Brains vs Brawn: AI Meets Raw Depth
The beauty of this hybrid approach lies in complementary strengths covering mutual weaknesses.
The object detector brings intelligence. It can distinguish between a harmless object and a moving cyclist, providing context-rich warnings that help users make informed decisions. However, it can miss objects, especially small or unusually shaped obstacles that don't fit its training patterns.
The depth monitor brings reliability. It doesn't care whether an obstacle is a person, pole, or parked car. If something breaches the safety zones, it triggers an alert. This system is immune to classification errors but lacks the contextual awareness to distinguish between threats and benign objects.
Together, they create a safety net with multiple layers:
- AI provides intelligent, context-aware detection
- Depth ensures nothing gets missed in the critical path ahead
- Combined warnings give users both situational awareness and immediate hazard alerts
The Road Test: Trials and Errors
Real-world testing revealed both the system's capabilities and its limitations. Scenarios ranged from controlled pedestrian crossings to dynamic street environments with multiple moving hazards.
Success Stories: The system consistently detected pedestrians crossing paths, cyclists approaching head-on, and vehicles pulling out of parking spaces. Average performance maintained around 30 FPS with 90% overall accuracy, meeting the critical real-time requirements.
Learning Moments: Thin vertical objects like lampposts and bollards occasionally slipped between depth sample points, causing missed detections.
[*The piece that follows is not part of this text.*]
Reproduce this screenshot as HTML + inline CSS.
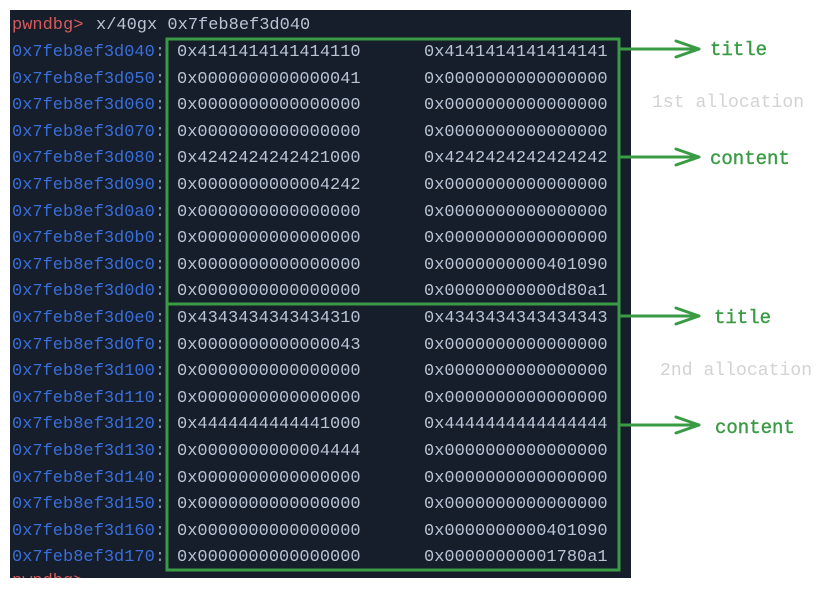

Additionally, depth accuracy degraded beyond the imminent collision range, leading to some false positives in the caution and safe zones.
These findings highlighted the fundamental trade-off between computational efficiency and comprehensive coverage, a challenge that points toward future hardware and algorithmic improvements.
Future Sight: Sharpening the Vision
The current system proves the concept, but the horizon holds exciting possibilities for enhancement:
Hardware Evolution: Migration to more powerful platforms like the Jetson Orin Nano Super would enable larger, more accurate models while supporting full-frame depth analysis for comprehensive coverage.
Neural Depth Estimation: AI-based monocular depth estimation could replace or augment hardware sensors, potentially reducing cost while improving accuracy and range.
Custom Training Data: Purpose-built datasets focusing specifically on BVIP navigation hazards would dramatically improve detection accuracy for relevant objects while reducing false positives.
Clear Path Ahead: From Vision to Reality
This project demonstrates that affordable, offline, real-time hazard detection for BVIP navigation isn't just possible, it's practical. The combination of modern AI techniques with robust hardware creates a system that can genuinely enhance safety and independence.
The key insight is that perfection isn't required; reliability is. By pairing intelligent AI detection with simple but dependable depth monitoring, the system provides multiple layers of protection that work together to keep users informed and safe.
The road ahead is illuminated by rapid advances in edge computing, AI model efficiency, and sensor technology. Each improvement brings us closer to a world where technology truly serves as a bridge between limitation and possibility, where no obstacle goes unseen, and every journey can be made with confidence.
This isn't just about building better assistive technology; it's about creating tools that restore agency, independence, and the fundamental freedom to navigate the world safely.